NAIROBI: The Kenyan shilling held steady against the dollar on Monday in cautious trade ahead of a meeting to set the benchmark lending rate on Wednesday and traders expect the central bank to intensify its mopping up of liquidity and dollar-selling.
The Central Bank of Kenya took out a total of 8.6 billion shillings ($99 million) through repurchase agreements and sold an unspecified amount of dollars last week, stemming the shilling's slide in a bid to avoid last year's scenario when it was heavily criticised for letting the currency sink.

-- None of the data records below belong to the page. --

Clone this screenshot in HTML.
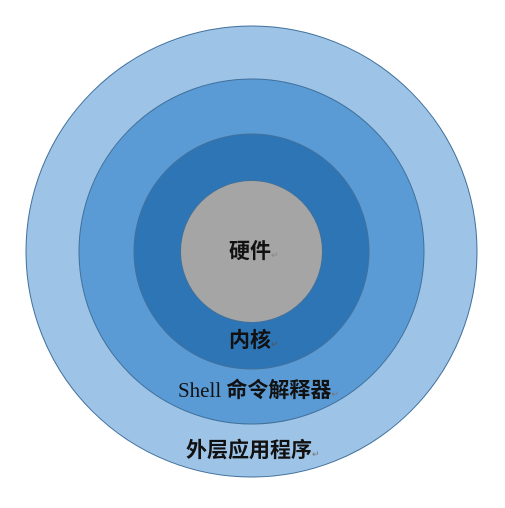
<!DOCTYPE html>
<html><head><meta charset="utf-8"><style>
html,body{margin:0;padding:0;background:#fff;width:505px;height:508px;overflow:hidden}
</style></head><body>
<svg width="505" height="508" xmlns="http://www.w3.org/2000/svg">
<circle cx="251.5" cy="251.5" r="225.5" fill="#9dc3e6" stroke="#41719c" stroke-width="1"/>
<circle cx="251.5" cy="251.5" r="172.5" fill="#5b9bd5" stroke="#41719c" stroke-width="1"/>
<circle cx="251.5" cy="251.5" r="117.5" fill="#2e75b6" stroke="#41719c" stroke-width="1"/>
<circle cx="251.5" cy="251.5" r="71" fill="#a5a5a5" stroke="#41719c" stroke-width="1"/>
<g font-family="'Liberation Serif','Noto Sans CJK SC',serif" font-size="21" fill="#111">
<text x="229" y="258" font-weight="bold">硬件<tspan font-size="9" fill="#888" font-weight="normal">↵</tspan></text>
<text x="229" y="347" font-weight="bold">内核<tspan font-size="9" fill="#555" font-weight="normal">↵</tspan></text>
<text x="178" y="397"><tspan>Shell </tspan><tspan font-weight="bold">命令解释器</tspan><tspan font-size="9" fill="#777">↵</tspan></text>
<text x="186" y="457" font-weight="bold">外层应用程序<tspan font-size="9" fill="#777" font-weight="normal">↵</tspan></text>
</g>
</svg>
</body></html>
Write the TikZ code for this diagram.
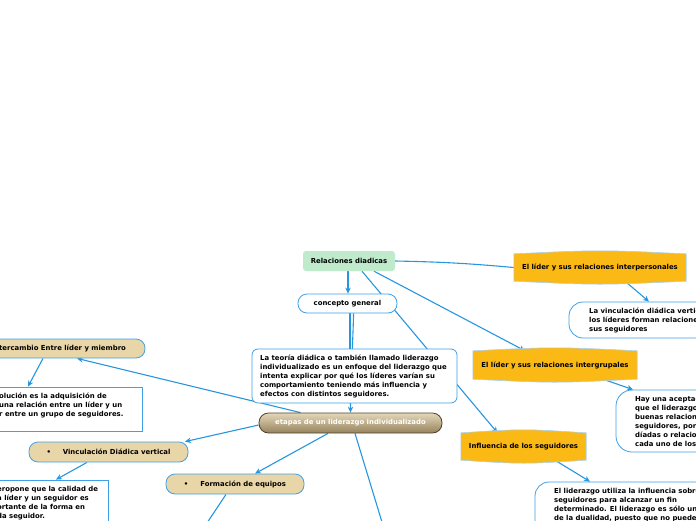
\documentclass[tikz,border=0pt]{standalone}
\usepackage{fontspec}
\setmainfont{DejaVu Sans}
\usetikzlibrary{arrows.meta}
\pgfdeclarelayer{lines}
\pgfdeclarelayer{shapes}
\pgfsetlayers{lines,shapes,main}
\definecolor{lineblue}{RGB}{38,150,222}
\definecolor{boxblue}{RGB}{62,160,230}
\definecolor{greenf}{RGB}{191,235,204}
\definecolor{orng}{RGB}{251,185,22}
\definecolor{tanf}{RGB}{233,214,168}
\definecolor{etopc}{RGB}{228,216,186}
\definecolor{ebotc}{RGB}{150,130,92}
\definecolor{eborder}{RGB}{80,66,44}
\begin{document}
\begin{tikzpicture}[x=1pt,y=-1pt,
  font=\fontsize{6.9}{9}\bfseries\selectfont,
  conn/.style={draw=lineblue, line width=1.1pt, -{Stealth[length=6pt,width=5.5pt]}},
  plainline/.style={draw=lineblue, line width=1.1pt},
  pill/.style={draw=boxblue, line width=0.8pt, fill=white, rounded corners=9pt, inner sep=0pt},
  tanpill/.style={pill, fill=tanf},
  notebox/.style={draw=boxblue, line width=0.8pt, fill=white, inner sep=0pt},
  orangebox/.style={inner sep=0pt},
  txt/.style={align=left, inner sep=0pt, anchor=west}
]
\useasboundingbox (0,0) rectangle (696,520);
\clip (0,0) rectangle (696,520);

% ---------- nodes ----------
\node[fill=greenf, rounded corners=3pt, minimum width=92pt, minimum height=20pt, inner sep=0pt] (rel) at (349,261) {Relaciones diadicas};
\node[pill, minimum width=99pt, minimum height=19pt] (cg) at (347.5,303.5) {concepto general};
\node[notebox, rounded corners=6pt, minimum width=205pt, minimum height=54pt] (tb) at (354.5,376) {};
\node[txt] (tbt) at (260,376) {La teoría diádica o también llamado liderazgo\\individualizado es un enfoque del liderazgo que\\intenta explicar por qué los líderes varían su\\comportamiento teniendo más influencia y\\efectos con distintos seguidores.};
\node[draw=eborder, line width=0.8pt, rounded corners=9.5pt, top color=etopc, bottom color=ebotc, text=white, minimum width=183pt, minimum height=20pt, inner sep=0pt] (et) at (350.5,423) {etapas de un liderazgo individualizado};

\node[orangebox, minimum width=172pt, minimum height=27pt] (ip) at (600,267.5) {El líder y sus relaciones interpersonales};
\node[notebox, rounded corners=14pt, minimum width=231pt, minimum height=36pt] (vr) at (684.5,320) {};
\node[txt] (vrt) at (589,320) {La vinculación diádica vertical\\los líderes forman relaciones\\sus seguidores};

\node[orangebox, minimum width=164pt, minimum height=28pt] (ig) at (555,365) {El líder y sus relaciones intergrupales};
\node[notebox, rounded corners=16pt, minimum width=184pt, minimum height=62pt] (hay) at (708,421) {};
\node[txt] (hayt) at (635,421) {Hay una aceptación\\que el liderazgo\\buenas relaciones\\seguidores, por\\díadas o relaciones\\cada uno de los};

\node[orangebox, minimum width=125pt, minimum height=27pt] (inf) at (523.5,446.5) {Influencia de los seguidores};
\node[notebox, rounded corners=14pt, minimum width=265pt, minimum height=118pt] (lid) at (667.5,541) {};
\node[txt, anchor=north west] (lidt) at (554,488) {El liderazgo utiliza la influencia sobre\\seguidores para alcanzar un fin\\determinado. El liderazgo es sólo una\\de la dualidad, puesto que no puede};

\node[tanpill, minimum width=195pt, minimum height=19pt] (inter) at (47.5,348.5) {};
\node[txt] (intert) at (-1,348.5) {tercambio Entre líder y miembro};
\node[notebox, minimum width=192pt, minimum height=44pt] (b12) at (46,409) {};
\node[txt, anchor=north west] (b12t) at (-1,393) {olución es la adquisición de\\una relación entre un líder y un\\r entre un grupo de seguidores.};

\node[tanpill, minimum width=159pt, minimum height=20pt] (vdv) at (108.5,452) {•\hspace{12pt}Vinculación Diádica vertical};
\node[notebox, minimum width=158pt, minimum height=80pt] (b14) at (29,520) {};
\node[txt, anchor=north west] (b14t) at (-3,486) {eropone que la calidad de\\a líder y un seguidor es\\ortante de la forma en\\da seguidor.};

\node[tanpill, minimum width=138pt, minimum height=20pt] (form) at (235,484) {•\hspace{12pt}Formación de equipos};

\coordinate (fe) at (201,532);
\coordinate (ee) at (385,532);

% ---------- orange shapes ----------
\begin{pgfonlayer}{shapes}
\foreach \n in {ip,ig,inf}{
  \fill[orng, draw=boxblue!45, line width=0.6pt]
    (\n.north west) .. controls ([yshift=4pt]\n.north) .. (\n.north east)
    -- (\n.south east) .. controls ([yshift=-4pt]\n.south) .. (\n.south west) -- cycle;
}
\end{pgfonlayer}

% ---------- connectors ----------
\begin{pgfonlayer}{lines}
\draw[conn] ([xshift=-1pt]rel.south) -- ([xshift=-1pt]rel.south |- cg.north);
\draw[conn] ([xshift=13pt]rel.south) -- ([xshift=-26pt]inf.north);
\draw[conn] ([xshift=25pt]rel.south) -- ([xshift=-30pt]ig.north);
\draw[plainline] (rel.east) to[bend left=2] (ip.west);
\draw[plainline] ([xshift=2.5pt]cg.south) -- ([xshift=-4.5pt]tb.north);
\draw[conn] ([xshift=6pt]cg.south) .. controls ([xshift=6pt,yshift=-15pt]cg.south) and ([yshift=30pt]et.north) .. (et.north);
\draw[conn] ([xshift=25pt]ip.south) -- ([xshift=-35.5pt]vr.north);
\draw[conn] ([xshift=48pt]ig.south) -- ([xshift=-75pt]hay.north);
\draw[conn] ([xshift=31.5pt]inf.south) -- ([xshift=-77.5pt]lid.north);
\draw[conn] ([xshift=-50pt]et.north) -- ([xshift=29.5pt]inter.south);
\draw[conn] ([xshift=-4.5pt]inter.south) -- ([xshift=-18pt]b12.north);
\draw[conn] ([yshift=-2pt]et.west) -- ([xshift=76.5pt]vdv.north);
\draw[conn] ([xshift=-21.5pt]vdv.south) -- ([xshift=27pt]b14.north);
\draw[conn] ([xshift=-22.5pt]et.south) -- ([xshift=20pt]form.north);
\draw[plainline] ([xshift=-9pt]form.south) -- (fe);
\draw[plainline] ([xshift=4.5pt]et.south) -- (ee);
\end{pgfonlayer}
\end{tikzpicture}
\end{document}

At 0654 GMT, commercial banks quoted the shilling at 86.80/87.00 against the dollar, barely changed from Friday's close of 86.90/87.10.
"The market has its eyes on the MPC (Monetary Policy Committee) meeting," said Dickson Magecha, a trader at Standard Chartered Bank.

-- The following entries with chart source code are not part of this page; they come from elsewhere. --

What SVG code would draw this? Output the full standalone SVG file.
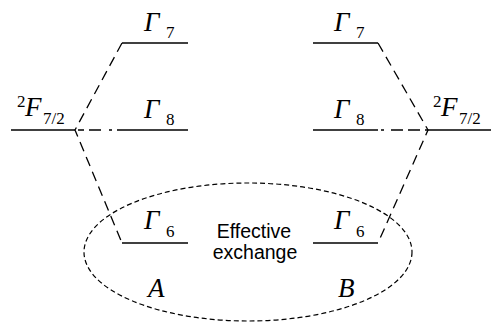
<svg xmlns="http://www.w3.org/2000/svg" width="491" height="322" viewBox="0 0 491 322">
<style>
.lvl{stroke:#000;stroke-width:1.3;fill:none}
.dash{stroke:#000;stroke-width:1.3;fill:none;stroke-dasharray:10,6}
.ell{stroke:#000;stroke-width:1.2;fill:none;stroke-dasharray:5,3}
.g{font-family:"Liberation Serif",serif;font-style:italic;font-size:27px;fill:#000}
.sub{font-family:"Liberation Serif",serif;font-size:17px;fill:#000}
.lab{font-family:"Liberation Sans",Arial,sans-serif;font-size:19.5px;fill:#000;text-anchor:middle}
</style>
<rect width="491" height="322" fill="#fff"/>
<g id="connectors">
<path class="dash" d="M122,43 L75,130 L122,243"/>
<path class="dash" d="M378,43 L428,130 L378,243"/>
<path class="lvl" stroke-dasharray="0,3 6,5 12,8 3,5 20" d="M75,130 L122,130"/>
<path class="lvl" stroke-dasharray="0,3 3,7 12,5 12,5 20" d="M378,130 L428,130"/>
</g>
<g id="A-2F72"><line class="lvl" x1="11" y1="130" x2="75" y2="130"/><text class="sub" x="17" y="107">2</text><text class="g" x="25" y="116">F</text><text class="sub" x="43" y="124">7/2</text></g>
<g id="A-G7"><line class="lvl" x1="122" y1="43" x2="188" y2="43"/><text class="g" x="144" y="31">Γ</text><text class="sub" x="166" y="38">7</text></g>
<g id="A-G8"><line class="lvl" x1="122" y1="130" x2="188" y2="130"/><text class="g" x="144" y="118">Γ</text><text class="sub" x="166" y="125">8</text></g>
<g id="A-G6"><line class="lvl" x1="122" y1="243" x2="188" y2="243"/><text class="g" x="144" y="229">Γ</text><text class="sub" x="166" y="237">6</text></g>
<g id="B-2F72"><line class="lvl" x1="428" y1="130" x2="491" y2="130"/><text class="sub" x="433" y="107">2</text><text class="g" x="441" y="116">F</text><text class="sub" x="459" y="124">7/2</text></g>
<g id="B-G7"><line class="lvl" x1="313" y1="43" x2="378" y2="43"/><text class="g" x="334" y="31">Γ</text><text class="sub" x="356" y="38">7</text></g>
<g id="B-G8"><line class="lvl" x1="313" y1="130" x2="378" y2="130"/><text class="g" x="334" y="118">Γ</text><text class="sub" x="356" y="125">8</text></g>
<g id="B-G6"><line class="lvl" x1="313" y1="243" x2="378" y2="243"/><text class="g" x="334" y="229">Γ</text><text class="sub" x="356" y="237">6</text></g>
<g id="exchange"><ellipse class="ell" cx="248" cy="252" rx="164" ry="69"/><text class="lab" x="254" y="238">Effective</text><text class="lab" x="255" y="259">exchange</text></g>
<g id="labelA"><text class="g" x="148" y="297" font-size="26">A</text></g>
<g id="labelB"><text class="g" x="338" y="297" font-size="26">B</text></g>
</svg>
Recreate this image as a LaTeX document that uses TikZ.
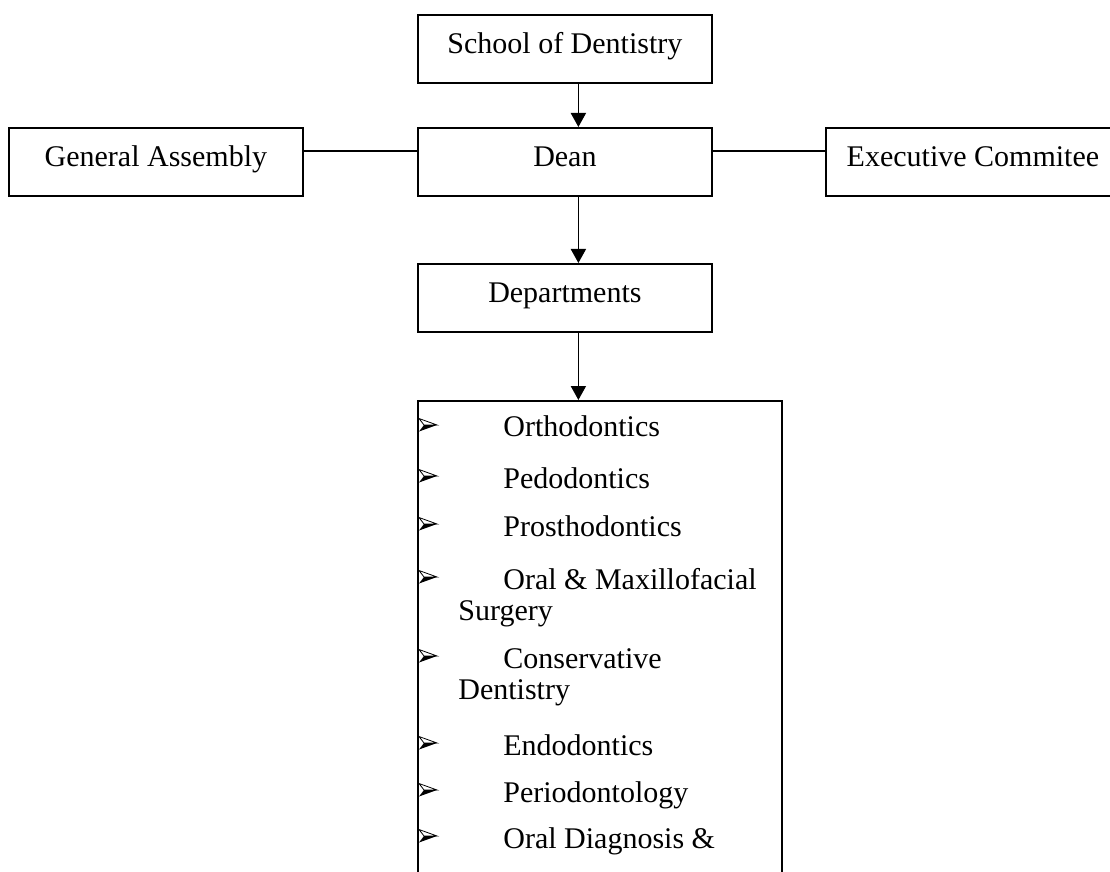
\documentclass[tikz,border=0pt]{standalone}
\usepackage{fontspec}
\setmainfont{Liberation Serif}
\usetikzlibrary{arrows.meta}

\tikzset{
  unit/.style={draw, line width=0.9pt, minimum width=147pt, text height=17pt,
    text depth=12pt, inner ysep=2.5pt, anchor=north west},
  arr/.style={line width=0.9pt, -{Triangle[length=7pt,width=7.5pt]}},
  link/.style={line width=0.9pt},
  item/.style={anchor=base west, inner sep=0pt},
}

% arrowhead bullet, light upper half and black lower half
\newcommand{\arrowbullet}[1]{%
  \draw[line width=0.4pt] (419,#1-6.5) -- (437,#1) -- (424,#1) -- cycle;
  \fill (424,#1) -- (437,#1) -- (419,#1+6.5) -- cycle;
}

\begin{document}
\begin{tikzpicture}[x=0.5pt, y=-0.5pt, font=\fontsize{15}{15.5}\selectfont]
\useasboundingbox (0,0) rectangle (1110,872);
\clip (0,0) rectangle (1110,872);

\node[unit] (school) at (417,14) {School of Dentistry};
\node[unit] (dean) at (417,127) {Dean};
\node[unit] (gen) at (8,127) {General Assembly};
\node[unit] (exec) at (825,127) {Executive Commitee};
\node[unit] (dept) at (417,263) {Departments};
\node[draw, line width=0.9pt, anchor=north west, minimum width=182pt,
  minimum height=300pt] (list) at (417,400) {};

% connectors
\draw[arr] ([xshift=6.75pt]school.south) -- ([xshift=6.75pt]dean.north);
\draw[arr] ([xshift=6.75pt]dean.south) -- ([xshift=6.75pt]dept.north);
\draw[arr] ([xshift=6.75pt]dept.south) -- ([xshift=6.75pt]dept.south |- list.north);
\draw[link] ([yshift=5.5pt]gen.east) -- ([yshift=5.5pt]dean.west);
\draw[link] ([yshift=5.5pt]dean.east) -- ([yshift=5.5pt]exec.west);

% departments
\foreach \y/\txt [count=\i] in {417/Orthodontics, 468/Pedodontics,
  516/Prosthodontics, 569/Oral \& Maxillofacial, 648/Conservative,
  735/Endodontics, 782/Periodontology, 828/Oral Diagnosis \&}
{
  \arrowbullet{\y+8}
  \node[item] (d\i) at (503,\y+20) {\txt};
}
\node[item] (d4b) at (458,620) {Surgery};
\node[item] (d5b) at (458,699) {Dentistry};
\end{tikzpicture}
\end{document}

"We are likely to play in the 85.00 to 88.00 range to the dollar, with the up side being support from the central bank and the down side persistent corporate dollar demand."
Traders said they expected the central bank to hold its benchmark lending rate at Wednesday's rate setting meeting, as higher costs of credit were likely to hurt economic growth.
Policymakers adopted an aggressive tightening stance in the third quarter of last year, raising the central bank's key lending rate four times to 18 percent in December, to stem exchange rate volatility and high inflation.
"Authorities, fearing that a weaker shilling could undermine their efforts to tame inflation, have persistently intervened in the market to prop the shilling," said Bank of Africa in a daily report.
Inflation eased to 18.93 percent in December from 19.72 in November, the first decrease since October 2010, and traders expect it to keep edging lower in the months ahead.
In fixed incomes the central bank accepted all the 1.34 billion shillings ($15.4 million) bids for the 12-year infrastructure bond tap sale at a coupon rate of 12 percent, the bank said on Monday.
The central bank has said it will be selling the next infrastructure bond tap sale between Jan. 3 and Feb 1, at an average yield rate of 16.64 percent.